We all use money with some surviving pay cheque to pay cheque and many others embarrassingly wealthy billionaires. The use of money to live is still unknown in some places around the world and I’d like to share a story close to my roots.
In 1930 the last of the community on the islands of St Kilda far out in the Atlantic Ocean off the coast of Scotland were evacuated to the mainland of Scotland. This was necessary as the population had fallen to a level where sustaining life on the islands was no longer possible.
St Kilda has been continuously inhabited for two millennia or more, from the Bronze Age to the final evacuation but as the modern world started to encroach in the late 19th century the impact was devastating.
In the latter part of the 19th century the St Kilda community were for the first time regularly exposed to the rest of the UK. Firstly infrequent visiting fishing boats and thereafter by a regular mailboat service that also brought some tourists to the island.
To survive on a group of islands almost 50 miles out in the Atlantic Ocean from the Western Isles of Scotland was a story of true grit. From the capital of the Western Isles it is almost another 60 miles by ferry to reach the Scottish mainland.
The St Kilda group of islands are home to over one million seabirds and the locals climbed the cliffs which are the highest in the UK to collect eggs and cull seabirds. This provided excellent nutritious food but was a very hazardous way to live. The locals had unique feet that over centuries had adapted to assist them carry out their climbing the vertical cliffs whilst fending off attacking birds.

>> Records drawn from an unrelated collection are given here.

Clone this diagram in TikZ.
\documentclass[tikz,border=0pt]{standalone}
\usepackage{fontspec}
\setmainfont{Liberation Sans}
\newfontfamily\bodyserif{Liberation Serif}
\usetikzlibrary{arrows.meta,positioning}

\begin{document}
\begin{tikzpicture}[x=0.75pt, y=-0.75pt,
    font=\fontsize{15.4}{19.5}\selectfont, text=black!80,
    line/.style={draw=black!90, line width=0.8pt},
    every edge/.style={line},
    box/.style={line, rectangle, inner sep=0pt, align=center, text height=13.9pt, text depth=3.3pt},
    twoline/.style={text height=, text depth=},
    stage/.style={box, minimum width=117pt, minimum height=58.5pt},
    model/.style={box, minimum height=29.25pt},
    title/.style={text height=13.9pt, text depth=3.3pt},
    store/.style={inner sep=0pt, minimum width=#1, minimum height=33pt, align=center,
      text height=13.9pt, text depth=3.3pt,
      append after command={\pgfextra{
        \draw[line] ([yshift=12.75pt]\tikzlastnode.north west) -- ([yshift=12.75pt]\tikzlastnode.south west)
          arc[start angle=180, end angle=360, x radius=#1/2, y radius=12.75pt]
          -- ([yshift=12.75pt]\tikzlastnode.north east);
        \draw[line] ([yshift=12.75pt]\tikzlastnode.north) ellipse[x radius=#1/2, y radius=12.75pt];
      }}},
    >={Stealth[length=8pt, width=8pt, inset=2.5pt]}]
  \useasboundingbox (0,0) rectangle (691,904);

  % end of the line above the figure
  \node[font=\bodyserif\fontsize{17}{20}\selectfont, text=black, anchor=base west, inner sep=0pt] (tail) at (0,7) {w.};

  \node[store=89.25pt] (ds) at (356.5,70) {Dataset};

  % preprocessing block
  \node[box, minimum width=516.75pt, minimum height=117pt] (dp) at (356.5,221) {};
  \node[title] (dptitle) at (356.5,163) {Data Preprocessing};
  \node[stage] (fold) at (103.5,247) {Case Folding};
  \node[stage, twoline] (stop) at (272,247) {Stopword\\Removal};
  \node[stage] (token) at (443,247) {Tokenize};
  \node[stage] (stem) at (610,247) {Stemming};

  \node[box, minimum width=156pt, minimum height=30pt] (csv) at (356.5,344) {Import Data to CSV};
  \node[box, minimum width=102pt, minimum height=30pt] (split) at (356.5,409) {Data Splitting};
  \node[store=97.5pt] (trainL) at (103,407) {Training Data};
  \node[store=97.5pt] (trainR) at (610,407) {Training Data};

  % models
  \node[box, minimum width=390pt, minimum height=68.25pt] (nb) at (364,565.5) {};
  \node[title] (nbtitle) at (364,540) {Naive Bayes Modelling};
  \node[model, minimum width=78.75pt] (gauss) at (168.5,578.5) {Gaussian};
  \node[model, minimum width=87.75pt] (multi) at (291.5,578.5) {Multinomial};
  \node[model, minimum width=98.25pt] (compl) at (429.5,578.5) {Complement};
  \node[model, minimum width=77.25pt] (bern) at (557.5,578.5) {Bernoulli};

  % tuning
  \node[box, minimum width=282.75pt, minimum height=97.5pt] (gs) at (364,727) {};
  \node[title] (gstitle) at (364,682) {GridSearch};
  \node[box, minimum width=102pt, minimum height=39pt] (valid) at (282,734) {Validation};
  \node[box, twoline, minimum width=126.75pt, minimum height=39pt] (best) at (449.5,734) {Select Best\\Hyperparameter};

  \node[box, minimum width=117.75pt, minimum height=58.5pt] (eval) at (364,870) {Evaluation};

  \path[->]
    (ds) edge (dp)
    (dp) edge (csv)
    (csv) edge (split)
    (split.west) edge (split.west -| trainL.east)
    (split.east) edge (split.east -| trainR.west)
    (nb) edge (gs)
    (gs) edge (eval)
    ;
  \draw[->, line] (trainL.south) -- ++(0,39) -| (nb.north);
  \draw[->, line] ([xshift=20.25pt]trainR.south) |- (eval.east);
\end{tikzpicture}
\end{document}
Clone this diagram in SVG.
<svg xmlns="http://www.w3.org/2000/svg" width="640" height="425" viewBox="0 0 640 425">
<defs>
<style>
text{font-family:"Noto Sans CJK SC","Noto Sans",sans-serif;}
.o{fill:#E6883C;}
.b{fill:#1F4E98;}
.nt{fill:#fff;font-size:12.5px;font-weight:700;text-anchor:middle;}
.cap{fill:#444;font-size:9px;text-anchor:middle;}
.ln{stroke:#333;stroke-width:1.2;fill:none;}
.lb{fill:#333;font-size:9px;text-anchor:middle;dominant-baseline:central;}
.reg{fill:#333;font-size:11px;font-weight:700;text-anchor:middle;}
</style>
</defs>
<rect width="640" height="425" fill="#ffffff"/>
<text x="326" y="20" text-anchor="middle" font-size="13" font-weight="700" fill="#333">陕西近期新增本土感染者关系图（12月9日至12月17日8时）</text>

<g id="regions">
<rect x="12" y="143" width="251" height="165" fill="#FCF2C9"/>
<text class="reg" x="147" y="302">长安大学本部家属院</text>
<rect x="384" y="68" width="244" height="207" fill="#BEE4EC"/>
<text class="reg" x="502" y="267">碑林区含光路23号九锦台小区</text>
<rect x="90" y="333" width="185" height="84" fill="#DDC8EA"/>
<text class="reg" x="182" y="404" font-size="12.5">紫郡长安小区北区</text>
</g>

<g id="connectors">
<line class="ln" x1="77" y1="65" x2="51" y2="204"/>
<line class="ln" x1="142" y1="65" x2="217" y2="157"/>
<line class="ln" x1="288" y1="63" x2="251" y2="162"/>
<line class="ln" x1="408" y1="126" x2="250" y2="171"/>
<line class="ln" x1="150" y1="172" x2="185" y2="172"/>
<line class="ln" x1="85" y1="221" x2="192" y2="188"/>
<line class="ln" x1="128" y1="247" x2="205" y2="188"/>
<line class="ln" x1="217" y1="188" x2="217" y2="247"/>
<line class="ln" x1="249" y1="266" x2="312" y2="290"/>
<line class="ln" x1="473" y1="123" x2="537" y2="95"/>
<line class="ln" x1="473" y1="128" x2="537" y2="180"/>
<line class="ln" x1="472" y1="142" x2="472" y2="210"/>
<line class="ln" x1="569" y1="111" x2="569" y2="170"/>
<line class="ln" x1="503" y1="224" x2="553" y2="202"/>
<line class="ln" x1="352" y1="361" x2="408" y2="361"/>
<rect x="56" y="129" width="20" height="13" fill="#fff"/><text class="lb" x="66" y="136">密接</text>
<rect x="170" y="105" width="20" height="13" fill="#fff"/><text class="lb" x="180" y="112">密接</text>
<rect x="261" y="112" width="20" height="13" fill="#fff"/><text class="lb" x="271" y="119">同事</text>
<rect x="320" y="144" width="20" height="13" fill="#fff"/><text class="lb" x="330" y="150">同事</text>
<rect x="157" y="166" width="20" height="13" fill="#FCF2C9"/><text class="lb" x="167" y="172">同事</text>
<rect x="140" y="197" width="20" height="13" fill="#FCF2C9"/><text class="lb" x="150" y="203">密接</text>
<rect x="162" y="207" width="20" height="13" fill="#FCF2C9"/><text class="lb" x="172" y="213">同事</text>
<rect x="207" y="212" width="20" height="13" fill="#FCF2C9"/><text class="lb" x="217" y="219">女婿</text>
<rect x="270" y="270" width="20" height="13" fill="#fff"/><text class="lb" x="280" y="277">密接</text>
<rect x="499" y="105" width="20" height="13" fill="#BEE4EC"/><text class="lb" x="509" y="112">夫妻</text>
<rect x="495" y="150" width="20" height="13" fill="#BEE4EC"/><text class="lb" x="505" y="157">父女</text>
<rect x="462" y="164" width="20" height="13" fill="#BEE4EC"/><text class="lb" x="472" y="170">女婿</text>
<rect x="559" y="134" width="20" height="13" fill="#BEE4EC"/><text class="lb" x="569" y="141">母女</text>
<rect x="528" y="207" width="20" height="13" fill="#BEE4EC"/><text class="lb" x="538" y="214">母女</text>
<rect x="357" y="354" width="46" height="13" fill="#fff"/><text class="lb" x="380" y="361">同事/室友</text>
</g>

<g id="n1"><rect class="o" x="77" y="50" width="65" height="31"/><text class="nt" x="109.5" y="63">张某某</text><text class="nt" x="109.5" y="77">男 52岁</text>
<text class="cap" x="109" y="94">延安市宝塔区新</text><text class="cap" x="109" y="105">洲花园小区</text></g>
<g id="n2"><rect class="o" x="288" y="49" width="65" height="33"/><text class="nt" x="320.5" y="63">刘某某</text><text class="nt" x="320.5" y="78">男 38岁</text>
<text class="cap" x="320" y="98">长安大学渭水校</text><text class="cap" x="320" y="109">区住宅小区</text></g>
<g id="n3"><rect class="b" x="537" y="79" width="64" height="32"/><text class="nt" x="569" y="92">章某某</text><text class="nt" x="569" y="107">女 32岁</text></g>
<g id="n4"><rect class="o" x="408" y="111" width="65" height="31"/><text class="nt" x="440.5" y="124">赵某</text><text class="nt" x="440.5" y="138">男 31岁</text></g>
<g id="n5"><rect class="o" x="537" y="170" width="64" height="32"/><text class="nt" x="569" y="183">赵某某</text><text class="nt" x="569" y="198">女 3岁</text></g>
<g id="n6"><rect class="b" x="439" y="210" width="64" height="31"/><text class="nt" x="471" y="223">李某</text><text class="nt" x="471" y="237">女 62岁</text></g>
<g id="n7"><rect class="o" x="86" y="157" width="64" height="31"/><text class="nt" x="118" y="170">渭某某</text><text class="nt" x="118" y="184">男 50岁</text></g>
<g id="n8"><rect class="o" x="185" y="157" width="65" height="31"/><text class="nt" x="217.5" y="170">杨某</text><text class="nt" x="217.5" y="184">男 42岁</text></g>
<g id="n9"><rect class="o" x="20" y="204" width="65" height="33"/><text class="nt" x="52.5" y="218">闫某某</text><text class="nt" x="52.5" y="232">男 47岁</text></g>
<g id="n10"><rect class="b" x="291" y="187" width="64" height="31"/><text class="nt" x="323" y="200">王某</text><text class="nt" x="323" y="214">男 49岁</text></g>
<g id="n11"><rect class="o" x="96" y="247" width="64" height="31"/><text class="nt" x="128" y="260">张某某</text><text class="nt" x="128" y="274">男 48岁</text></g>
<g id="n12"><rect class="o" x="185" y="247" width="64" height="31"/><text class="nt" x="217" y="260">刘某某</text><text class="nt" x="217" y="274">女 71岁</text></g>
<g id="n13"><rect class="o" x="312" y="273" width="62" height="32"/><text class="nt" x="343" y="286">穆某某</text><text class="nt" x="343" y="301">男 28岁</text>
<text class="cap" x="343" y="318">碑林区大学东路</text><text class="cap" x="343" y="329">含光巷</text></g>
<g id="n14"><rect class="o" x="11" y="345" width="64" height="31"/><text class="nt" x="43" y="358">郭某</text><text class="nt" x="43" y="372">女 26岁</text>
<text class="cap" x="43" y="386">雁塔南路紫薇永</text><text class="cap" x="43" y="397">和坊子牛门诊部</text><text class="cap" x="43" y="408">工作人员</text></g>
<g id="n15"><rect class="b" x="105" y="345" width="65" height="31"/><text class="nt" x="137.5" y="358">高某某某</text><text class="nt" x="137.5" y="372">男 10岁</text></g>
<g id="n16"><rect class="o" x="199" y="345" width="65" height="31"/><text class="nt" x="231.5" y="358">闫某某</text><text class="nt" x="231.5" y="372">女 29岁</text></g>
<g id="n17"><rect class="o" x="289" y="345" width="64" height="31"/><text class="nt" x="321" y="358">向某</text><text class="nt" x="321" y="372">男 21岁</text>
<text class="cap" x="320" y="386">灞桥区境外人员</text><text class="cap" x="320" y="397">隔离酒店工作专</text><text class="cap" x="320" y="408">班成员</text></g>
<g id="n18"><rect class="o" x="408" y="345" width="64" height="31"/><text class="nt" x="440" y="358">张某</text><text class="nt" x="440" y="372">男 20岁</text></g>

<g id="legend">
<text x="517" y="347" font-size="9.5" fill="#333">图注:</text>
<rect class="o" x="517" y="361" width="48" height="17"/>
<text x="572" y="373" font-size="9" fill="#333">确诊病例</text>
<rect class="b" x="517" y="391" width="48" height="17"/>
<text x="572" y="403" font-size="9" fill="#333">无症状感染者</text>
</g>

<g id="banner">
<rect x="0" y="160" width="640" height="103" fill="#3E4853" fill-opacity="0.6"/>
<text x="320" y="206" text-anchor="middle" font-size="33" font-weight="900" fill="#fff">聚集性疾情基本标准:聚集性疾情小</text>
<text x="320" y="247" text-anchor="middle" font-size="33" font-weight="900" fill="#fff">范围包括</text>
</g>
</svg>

Once a year the factor of the chief of MacLeod of MacLeod clan who owned the islands would arrive to collect the annual dues owed by the islanders. As they had no money they had to pay their dues in kind. They bred Soay sheep physically like the wild ancestors of domestic sheep, the Mediterranean mouflon and the horned urial sheep of Central Asia. They would shear the sheep with basic knives to obtain the wool to be woven by the women of the island into tweed. They would also kill some sheep for meat to supplement their seabird diet. Additionally, they would pay the factor in bird oil and obtain some seeds to grow vegetables in the poor earth surrounding the village where they lived.
Once exposed to the mainland several things happened but two key things brought about their demise. One was the attraction to leave the island for far flung places where many of the young set up new lives. Once news came back about their new life this encouraged younger men to leave reducing the available able-bodied workforce to climb the cliffs. Families back in the island for the first time started to use money through remittances from relatives and from selling things to tourists who visited the islands. This killed the equal sharing society that had existed for over 2,000 years.
In the end a population that had once stood at close to 300 was down to only 36 mostly elderly residents who were in a pitiful state of health after a flu epidemic. After squabbling who should pay the British government in August shipped the last remaining residents leaving the islands to the birds.